Exercise brief> Extract every line that contains the string "React".

▶

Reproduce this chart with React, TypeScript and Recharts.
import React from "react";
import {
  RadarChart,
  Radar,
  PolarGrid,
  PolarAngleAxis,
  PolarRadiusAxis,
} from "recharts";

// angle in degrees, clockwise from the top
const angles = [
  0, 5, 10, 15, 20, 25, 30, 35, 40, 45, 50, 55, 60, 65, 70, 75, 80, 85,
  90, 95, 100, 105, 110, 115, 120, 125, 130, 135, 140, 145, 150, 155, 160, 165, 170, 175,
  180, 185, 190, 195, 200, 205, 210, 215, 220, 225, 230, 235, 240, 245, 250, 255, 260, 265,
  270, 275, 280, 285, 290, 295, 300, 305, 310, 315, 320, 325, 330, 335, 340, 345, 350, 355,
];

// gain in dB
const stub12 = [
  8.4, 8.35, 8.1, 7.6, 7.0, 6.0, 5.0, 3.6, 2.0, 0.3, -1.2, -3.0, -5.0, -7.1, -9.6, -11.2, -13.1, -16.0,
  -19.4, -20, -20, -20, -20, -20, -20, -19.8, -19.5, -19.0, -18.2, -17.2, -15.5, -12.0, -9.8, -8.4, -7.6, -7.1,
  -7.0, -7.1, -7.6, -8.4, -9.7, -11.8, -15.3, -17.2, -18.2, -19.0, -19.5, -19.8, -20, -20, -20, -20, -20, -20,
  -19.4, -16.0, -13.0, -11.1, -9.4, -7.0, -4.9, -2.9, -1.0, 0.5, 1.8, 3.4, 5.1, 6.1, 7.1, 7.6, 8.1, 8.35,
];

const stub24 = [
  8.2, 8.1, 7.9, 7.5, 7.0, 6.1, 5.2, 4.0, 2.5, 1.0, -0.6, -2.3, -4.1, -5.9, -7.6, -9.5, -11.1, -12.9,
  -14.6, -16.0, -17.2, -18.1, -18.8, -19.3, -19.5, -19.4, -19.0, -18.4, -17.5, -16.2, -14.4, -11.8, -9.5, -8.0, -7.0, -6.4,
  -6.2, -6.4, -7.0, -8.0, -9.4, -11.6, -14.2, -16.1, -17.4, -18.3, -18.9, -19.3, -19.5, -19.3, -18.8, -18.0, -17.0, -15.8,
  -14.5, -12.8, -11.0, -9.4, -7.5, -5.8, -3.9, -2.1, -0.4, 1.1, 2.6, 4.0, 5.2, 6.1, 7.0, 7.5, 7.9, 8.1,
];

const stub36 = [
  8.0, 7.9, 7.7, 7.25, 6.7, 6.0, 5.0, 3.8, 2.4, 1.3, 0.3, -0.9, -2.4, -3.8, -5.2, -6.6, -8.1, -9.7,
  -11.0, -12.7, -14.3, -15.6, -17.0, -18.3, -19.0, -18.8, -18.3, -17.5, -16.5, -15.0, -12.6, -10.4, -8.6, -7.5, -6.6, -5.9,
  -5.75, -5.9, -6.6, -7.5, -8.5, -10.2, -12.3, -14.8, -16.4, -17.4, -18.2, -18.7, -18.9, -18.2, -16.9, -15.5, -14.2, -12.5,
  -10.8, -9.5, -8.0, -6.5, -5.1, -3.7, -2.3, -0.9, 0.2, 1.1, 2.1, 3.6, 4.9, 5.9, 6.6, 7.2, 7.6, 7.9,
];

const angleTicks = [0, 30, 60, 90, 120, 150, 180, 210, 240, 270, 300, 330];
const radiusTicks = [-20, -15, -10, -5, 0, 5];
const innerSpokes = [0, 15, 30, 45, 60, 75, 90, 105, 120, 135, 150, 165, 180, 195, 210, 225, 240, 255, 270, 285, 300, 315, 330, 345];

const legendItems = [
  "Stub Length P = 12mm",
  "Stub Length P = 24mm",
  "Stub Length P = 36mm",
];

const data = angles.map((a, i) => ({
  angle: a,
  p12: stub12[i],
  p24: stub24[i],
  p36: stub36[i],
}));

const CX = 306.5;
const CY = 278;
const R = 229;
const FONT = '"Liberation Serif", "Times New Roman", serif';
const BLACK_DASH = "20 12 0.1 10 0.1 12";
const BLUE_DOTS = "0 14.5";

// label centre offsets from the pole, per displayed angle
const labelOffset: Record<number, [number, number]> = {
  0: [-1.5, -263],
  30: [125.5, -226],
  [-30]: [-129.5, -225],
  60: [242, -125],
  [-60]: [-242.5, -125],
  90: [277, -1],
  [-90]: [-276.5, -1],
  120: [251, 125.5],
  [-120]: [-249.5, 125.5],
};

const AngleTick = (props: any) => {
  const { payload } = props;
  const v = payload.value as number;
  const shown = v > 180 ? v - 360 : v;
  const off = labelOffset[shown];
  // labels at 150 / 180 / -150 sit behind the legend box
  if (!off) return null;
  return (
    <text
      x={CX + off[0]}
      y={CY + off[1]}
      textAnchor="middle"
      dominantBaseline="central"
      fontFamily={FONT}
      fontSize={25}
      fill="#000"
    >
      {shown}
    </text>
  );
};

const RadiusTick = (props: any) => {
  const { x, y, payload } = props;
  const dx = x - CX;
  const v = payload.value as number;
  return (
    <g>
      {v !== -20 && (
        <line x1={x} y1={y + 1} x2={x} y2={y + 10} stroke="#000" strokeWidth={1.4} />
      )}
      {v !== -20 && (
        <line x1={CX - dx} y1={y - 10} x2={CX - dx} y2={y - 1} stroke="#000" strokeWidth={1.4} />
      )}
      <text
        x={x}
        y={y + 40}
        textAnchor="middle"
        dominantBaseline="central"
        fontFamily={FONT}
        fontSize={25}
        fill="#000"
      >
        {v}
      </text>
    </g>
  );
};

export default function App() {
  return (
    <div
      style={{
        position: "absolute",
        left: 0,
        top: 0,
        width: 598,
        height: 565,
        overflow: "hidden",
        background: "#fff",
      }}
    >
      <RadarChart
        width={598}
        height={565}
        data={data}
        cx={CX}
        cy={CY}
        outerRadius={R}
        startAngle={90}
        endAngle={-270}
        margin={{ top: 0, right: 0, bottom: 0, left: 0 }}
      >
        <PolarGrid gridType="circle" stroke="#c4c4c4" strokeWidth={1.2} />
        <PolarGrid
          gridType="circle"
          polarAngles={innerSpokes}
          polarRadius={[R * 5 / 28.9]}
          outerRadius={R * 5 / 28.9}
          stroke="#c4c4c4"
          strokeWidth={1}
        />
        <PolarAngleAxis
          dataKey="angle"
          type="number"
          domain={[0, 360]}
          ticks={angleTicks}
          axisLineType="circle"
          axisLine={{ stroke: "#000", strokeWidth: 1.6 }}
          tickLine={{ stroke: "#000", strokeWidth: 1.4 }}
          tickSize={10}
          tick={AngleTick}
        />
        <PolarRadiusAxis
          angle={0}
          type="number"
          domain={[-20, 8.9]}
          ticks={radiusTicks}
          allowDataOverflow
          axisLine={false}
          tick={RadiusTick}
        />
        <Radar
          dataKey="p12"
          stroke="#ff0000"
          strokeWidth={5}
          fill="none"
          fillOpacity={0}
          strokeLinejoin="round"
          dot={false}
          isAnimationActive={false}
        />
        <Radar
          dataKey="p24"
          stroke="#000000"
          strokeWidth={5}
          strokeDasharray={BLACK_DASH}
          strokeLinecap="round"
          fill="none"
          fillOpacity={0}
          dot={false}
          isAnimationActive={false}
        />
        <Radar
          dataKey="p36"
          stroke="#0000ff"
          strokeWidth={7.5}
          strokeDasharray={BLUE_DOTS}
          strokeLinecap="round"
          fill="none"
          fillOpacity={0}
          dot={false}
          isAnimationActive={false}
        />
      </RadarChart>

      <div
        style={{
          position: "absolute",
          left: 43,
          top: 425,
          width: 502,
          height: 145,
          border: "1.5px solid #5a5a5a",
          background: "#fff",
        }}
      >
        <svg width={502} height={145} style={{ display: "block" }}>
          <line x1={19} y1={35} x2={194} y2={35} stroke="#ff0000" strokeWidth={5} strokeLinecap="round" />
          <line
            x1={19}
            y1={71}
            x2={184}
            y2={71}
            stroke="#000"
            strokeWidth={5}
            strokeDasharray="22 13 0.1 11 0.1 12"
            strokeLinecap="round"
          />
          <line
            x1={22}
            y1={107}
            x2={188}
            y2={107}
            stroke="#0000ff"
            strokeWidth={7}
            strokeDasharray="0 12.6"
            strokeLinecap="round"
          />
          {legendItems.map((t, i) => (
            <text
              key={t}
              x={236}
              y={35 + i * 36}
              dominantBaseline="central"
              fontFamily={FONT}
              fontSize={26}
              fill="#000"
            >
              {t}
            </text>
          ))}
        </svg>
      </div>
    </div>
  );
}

◀

Answer>
Reproduce this chart with React, TypeScript and Recharts.
import React from "react";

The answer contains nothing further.